El viejo Baltus Van Tássel discurría entre sus invitados con rostro dilatado por la alegría y buen humor, tan redondo y jovial como el plenilunio de otoño. Sus hospitalarias atenciones eran breves pero expresivas, limitándose a un apretón de manos, alguna palmada en el hombro, una risotada y la apremiante invitación para “embestir a las cosas, y atenderse cada uno por sí mismo.”
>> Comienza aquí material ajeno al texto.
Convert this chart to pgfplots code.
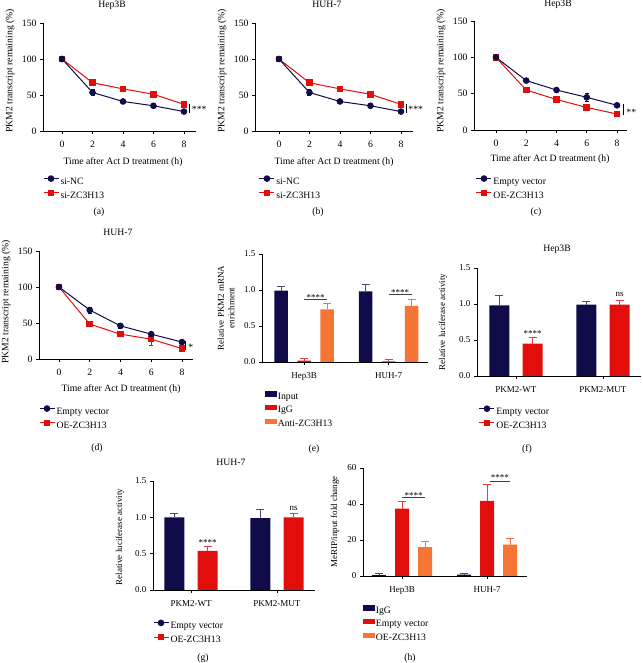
\documentclass[border=0pt]{standalone}
\usepackage{fontspec}
\setmainfont{Liberation Serif}
\usepackage{pgfplots}
\pgfplotsset{compat=1.18}
\definecolor{navy}{RGB}{16,12,74}
\definecolor{gred}{RGB}{226,14,12}
\definecolor{gorange}{RGB}{246,116,52}
\newcommand\fs{\fontsize{9.7}{11.5}\selectfont}
\newcommand\fss{\fontsize{9}{10.5}\selectfont}
\newcommand\tx[4][]{\node[font=\fs,inner sep=0pt,#1] at (#2pt,{(663-#3)*1pt}) {#4};}
\pgfplotsset{
  gp/.style={
    scale only axis, clip=false,
    axis lines=left, axis line style={-, line width=0.8pt, black},
    tick align=outside, major tick length=3pt,
    every tick/.style={line width=0.8pt, black},
    /pgf/number format/assume math mode=true,
    ticklabel style={font=\fs},
    xticklabel style={yshift=-4pt},
    legend cell align=left,
    legend style={draw=none, fill=none, font=\fs, anchor=north west, inner sep=0pt, outer sep=0pt, row sep=3.5pt, nodes={inner sep=0pt, text height=7pt, text depth=2.5pt}},
    /tikz/every odd column/.append style={column sep=1.5pt},
  },
  lineax/.style={gp, anchor=south west, ymin=0, ymax=150, ytick={0,50,100,150}, xtick={0,2,4,6,8}},
  barax/.style={gp, anchor=south west, xtick={0,1}, ymin=0, ticklabel style={font=\fss}},
  ll/.style={legend image code/.code={\draw[mark repeat=2,mark phase=2,##1] plot coordinates {(0pt,3.2pt)(7.5pt,3.2pt)(15pt,3.2pt)};}},
  bl/.style={legend image code/.code={\fill[#1] (0pt,1pt) rectangle (11pt,5.4pt);}},
  nv/.style={navy, line width=1pt, mark=*, mark size=2.8pt},
  rd/.style={gred, line width=1pt, mark=square*, mark size=2.8pt},
  eb/.style={error bars/.cd, y dir=both, y explicit, error bar style={line width=0.7pt}, error mark options={rotate=90, mark size=2pt, line width=0.7pt}},
  bb/.style={forget plot, ybar, bar width=#1, bar shift=0pt, draw=none},
  be/.style={error bars/.cd, y dir=plus, y explicit, error bar style={line width=0.8pt, color=#1}, error mark options={rotate=90, mark size=4pt, line width=0.8pt, color=#1}},
}
\begin{document}
\begin{tikzpicture}
\path[use as bounding box] (0,0) rectangle (642pt,663pt);

% (a)
\begin{axis}[lineax, at={(43pt,532pt)}, width=153pt, height=108pt, xmin=-1.25, xmax=8.79, legend style={at={(0,-0.415)}}]
\addlegendimage{ll, nv}\addlegendentry{si-NC}
\addlegendimage{ll, rd}\addlegendentry{si-ZC3H13}
\addplot[forget plot, rd, eb] coordinates {(0,100)+-(0,1.5) (2,67)+-(0,2) (4,58.5)+-(0,1.5) (6,51)+-(0,2) (8,37)+-(0,3)};
\addplot[forget plot, nv, eb] coordinates {(0,100)+-(0,1) (2,53.5)+-(0,4) (4,41)+-(0,1.5) (6,35)+-(0,1.5) (8,27)+-(0,1.5)};
\draw[line width=0.6pt] (axis cs:8.33,25.5) -- (axis cs:8.33,37.5);
\node[font=\fs, anchor=base west, inner sep=0pt] at (axis cs:8.51,25) {***};
\end{axis}

% (b)
\begin{axis}[lineax, at={(255pt,532pt)}, width=158pt, height=108pt, xmin=-1.57, xmax=8.79, legend style={at={(0.025,-0.415)}}]
\addlegendimage{ll, nv}\addlegendentry{si-NC}
\addlegendimage{ll, rd}\addlegendentry{si-ZC3H13}
\addplot[forget plot, rd, eb] coordinates {(0,100)+-(0,1.5) (2,67)+-(0,2) (4,58.5)+-(0,1.5) (6,51)+-(0,2) (8,37)+-(0,3)};
\addplot[forget plot, nv, eb] coordinates {(0,100)+-(0,1) (2,53.5)+-(0,4) (4,41)+-(0,1.5) (6,35)+-(0,1.5) (8,27)+-(0,1.5)};
\draw[line width=0.6pt] (axis cs:8.35,25) -- (axis cs:8.35,38);
\node[font=\fs, anchor=base west, inner sep=0pt] at (axis cs:8.48,25) {***};
\end{axis}

% (c)
\begin{axis}[lineax, at={(474pt,533pt)}, width=153pt, height=109pt, xmin=-1.45, xmax=8.66, legend style={at={(0.013,-0.42)}}]
\addlegendimage{ll, nv}\addlegendentry{Empty vector}
\addlegendimage{ll, rd}\addlegendentry{OE-ZC3H13}
\addplot[forget plot, rd, eb] coordinates {(0,100)+-(0,1.5) (2,55)+-(0,2) (4,42)+-(0,2) (6,31)+-(0,2) (8,22)+-(0,2)};
\addplot[forget plot, nv, eb] coordinates {(0,100)+-(0,1) (2,68)+-(0,2) (4,55)+-(0,2) (6,45)+-(0,5) (8,34)+-(0,2)};
\draw[line width=0.6pt] (axis cs:8.40,20.2) -- (axis cs:8.40,35.4);
\node[font=\fs, anchor=base west, inner sep=0pt] at (axis cs:8.61,19.7) {**};
\end{axis}

% (d)
\begin{axis}[lineax, at={(39pt,304pt)}, width=154pt, height=108pt, xmin=-1.3, xmax=8.72, legend style={at={(0,-0.433)}}]
\addlegendimage{ll, nv}\addlegendentry{Empty vector}
\addlegendimage{ll, rd}\addlegendentry{OE-ZC3H13}
\addplot[forget plot, rd, eb] coordinates {(0,100)+-(0,1.5) (2,48.5)+-(0,1.5) (4,34.5)+-(0,2) (6,27.5)+-(0,9) (8,14.5)+-(0,2)};
\addplot[forget plot, nv, eb] coordinates {(0,100)+-(0,1) (2,68)+-(0,4) (4,46)+-(0,4) (6,34.5)+-(0,2.5) (8,23.5)+-(0,2)};
\draw[line width=0.6pt] (axis cs:8.24,12) -- (axis cs:8.24,24.5);
\node[font=\fs, anchor=base west, inner sep=0pt] at (axis cs:8.41,12.4) {*};
\end{axis}

% (e)
\begin{axis}[barax, at={(262pt,301pt)}, width=166pt, height=108pt, xmin=-0.497, xmax=1.467, ymax=1.5, ytick={0,0.5,1,1.5}, yticklabels={0.0,0.5,1.0,1.5}, xticklabels={Hep3B,HUH-7}, legend style={at={(0.018,-0.27)}}]
\addlegendimage{bl=navy}\addlegendentry{Input}
\addlegendimage{bl=gred}\addlegendentry{IgG}
\addlegendimage{bl=gorange}\addlegendentry{Anti-ZC3H13}
\addplot[bb=13.5pt, fill=navy, be=navy!75!white] coordinates {(-0.272,0.99)+-(0,0.06) (0.728,0.98)+-(0,0.10)};
\addplot[bb=13.5pt, fill=gred, be=gred!80!white] coordinates {(0,0.02)+-(0,0.03) (1,0.01)+-(0,0.02)};
\addplot[bb=13.5pt, fill=gorange, be=gorange] coordinates {(0.272,0.73)+-(0,0.08) (1.272,0.78)+-(0,0.09)};
\draw[line width=0.7pt, black!75] (axis cs:0,0.87) -- (axis cs:0.272,0.87);
\node[font=\fss, anchor=base, inner sep=0pt] at (axis cs:0.136,0.855) {****};
\draw[line width=0.7pt, black!75] (axis cs:1,0.94) -- (axis cs:1.272,0.94);
\node[font=\fss, anchor=base, inner sep=0pt] at (axis cs:1.136,0.925) {****};
\end{axis}

% (f)
\begin{axis}[barax, at={(477pt,287pt)}, width=164pt, height=108pt, xmin=-0.448, xmax=1.437, ymax=1.5, ytick={0,0.5,1,1.5}, yticklabels={0.0,0.5,1.0,1.5}, xticklabels={PKM2-WT,PKM2-MUT}, legend style={at={(0.012,-0.277)}}]
\addlegendimage{ll, nv}\addlegendentry{Empty vector}
\addlegendimage{ll, rd}\addlegendentry{OE-ZC3H13}
\addplot[bb=20pt, fill=navy, be=navy!75!white] coordinates {(-0.19,0.98)+-(0,0.14) (0.81,0.99)+-(0,0.05)};
\addplot[bb=20pt, fill=gred, be=gred!80!white] coordinates {(0.19,0.45)+-(0,0.08) (1.19,0.99)+-(0,0.06)};
\node[font=\fss, anchor=base, inner sep=0pt] at (axis cs:0.19,0.55) {****};
\node[font=\fss, anchor=base, inner sep=0pt] at (axis cs:1.19,1.10) {ns};
\end{axis}

% (g)
\begin{axis}[barax, at={(153pt,73pt)}, width=162pt, height=109pt, xmin=-0.442, xmax=1.442, ymax=1.5, ytick={0,0.5,1,1.5}, yticklabels={0.0,0.5,1.0,1.5}, xticklabels={PKM2-WT,PKM2-MUT}, legend style={at={(0,-0.276)}}]
\addlegendimage{ll, nv}\addlegendentry{Empty vector}
\addlegendimage{ll, rd}\addlegendentry{OE-ZC3H13}
\addplot[bb=20pt, fill=navy, be=navy!75!white] coordinates {(-0.192,1.00)+-(0,0.05) (0.808,0.99)+-(0,0.12)};
\addplot[bb=20pt, fill=gred, be=gred!80!white] coordinates {(0.192,0.54)+-(0,0.06) (1.192,1.00)+-(0,0.05)};
\node[font=\fss, anchor=base, inner sep=0pt] at (axis cs:0.192,0.61) {****};
\node[font=\fss, anchor=base, inner sep=0pt] at (axis cs:1.192,1.09) {ns};
\end{axis}

% (h)
\begin{axis}[barax, at={(363pt,87pt)}, width=164pt, height=108pt, xmin=-0.459, xmax=1.47, ymax=60, ytick={0,20,40,60}, xticklabels={Hep3B,HUH-7}, legend style={at={(0,-0.27)}}]
\addlegendimage{bl=navy}\addlegendentry{IgG}
\addlegendimage{bl=gred}\addlegendentry{Empty vector}
\addlegendimage{bl=gorange}\addlegendentry{OE-ZC3H13}
\addplot[bb=14pt, fill=navy, be=navy!75!white] coordinates {(-0.271,0.55)+-(0,0.7) (0.729,0.7)+-(0,0.6)};
\addplot[bb=14pt, fill=gred, be=gred!80!white] coordinates {(0,37.4)+-(0,3.8) (1,41.7)+-(0,9.2)};
\addplot[bb=14pt, fill=gorange, be=gorange] coordinates {(0.271,16.1)+-(0,3.2) (1.271,17.4)+-(0,3.7)};
\draw[line width=0.7pt, black!75] (axis cs:0,43.5) -- (axis cs:0.27,43.5);
\node[font=\fss, anchor=base, inner sep=0pt] at (axis cs:0.135,43.3) {****};
\draw[line width=0.7pt, black!75] (axis cs:1.03,52.8) -- (axis cs:1.27,52.8);
\node[font=\fss, anchor=base, inner sep=0pt] at (axis cs:1.15,53) {****};
\end{axis}

% titles
\tx[anchor=base]{112}{8}{Hep3B}
\tx[anchor=base]{327}{8}{HUH-7}
\tx[anchor=base]{558}{7}{Hep3B}
\tx[anchor=base]{118}{236}{HUH-7}
\tx[anchor=base]{557}{252}{Hep3B}
\tx[anchor=base]{231}{466}{HUH-7}
% x labels
\tx[anchor=base]{123}{165}{Time after Act D treatment (h)}
\tx[anchor=base]{334}{165}{Time after Act D treatment (h)}
\tx[anchor=base]{550}{162}{Time after Act D treatment (h)}
\tx[anchor=base]{121}{392}{Time after Act D treatment (h)}
% y labels
\tx[rotate=90]{10}{71}{PKM2 transcript remaining (\%)}
\tx[rotate=90]{222}{71}{PKM2 transcript remaining (\%)}
\tx[rotate=90]{441}{71}{PKM2 transcript remaining (\%)}
\tx[rotate=90]{6}{302}{PKM2 transcript remaining (\%)}
\tx[rotate=90, align=center, font=\fss]{226}{308}{Relative PKM2 mRNA\\enrichment}
\tx[rotate=90, font=\fss]{443}{322}{Relative luciferase activity}
\tx[rotate=90, font=\fss]{120}{537}{Relative luciferase activity}
\tx[rotate=90, font=\fss]{335}{522}{MeRIP/input fold change}
% panel letters
\tx[anchor=base]{99}{215}{(a)}
\tx[anchor=base]{318}{215}{(b)}
\tx[anchor=base]{536}{215}{(c)}
\tx[anchor=base]{97}{451}{(d)}
\tx[anchor=base]{314}{452}{(e)}
\tx[anchor=base]{527}{452}{(f)}
\tx[anchor=base]{203}{661}{(g)}
\tx[anchor=base]{410}{661}{(h)}
\end{tikzpicture}
\end{document}
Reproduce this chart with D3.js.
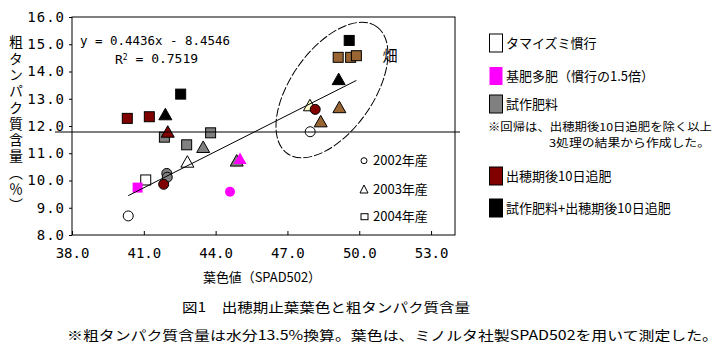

Pronto el sonido de la música en la sala o aposento general invitaba a danzar. El ejecutante era un negro viejo de pelo gris, que por más de medio siglo había sido la orquesta ambulante de todo el vecindario. Su instrumento aparecía tan viejo y maltratado como el dueño. La mayor parte del tiempo rascaba el violinista sólo dos o tres cuerdas acompañando con la cabeza cada movimiento del arco; inclinándose casi hasta el suelo y dando un golpe con el pie siempre que iba a comenzar una nueva copla.

Íchabod estaba tan orgulloso de sus cualidades de danzarín como de su poder vocal. Ni uno solo de sus miembros, ni una sola de sus fibras quedaba en reposo; y al ver su destartalada figura toda en movimiento y chacoloteando alrededor del cuarto, habría podido creerse que San Vito en persona, el bendito patrón de la danza, había descendido entre los bailarines. Constituía la admiración de los negros de todas edades y tamaños que, habiéndose reunido de la misma granja y del vecindario, formaban una pirámide de rostros de negrura brillante en todas las puertas y ventanas, y miraban la escena con deleite rodando las blancas bolas de sus ojos y mostrando en una mueca de oreja a oreja dos hileras de marfil. ¿Cómo era posible que el azotador de pilluelos no se sintiera animado y satisfecho? La dama de su corazón era su pareja en el baile y sonreía graciosamente a sus amorosos guiños, en tanto que Brom Bones, dolorosamente carcomido por el amor y por los celos, se mantenía todo meditabundo sentado en un rincón.

Cuando terminó la danza, Íchabod se sintió atraído hacia un grupo de personajes serios que, en compañía del viejo Van Tássel, estaban sentados en un extremo de la plazoleta fumando y departiendo sobre los antiguos tiempos y sacando a relucir largas historias de la guerra.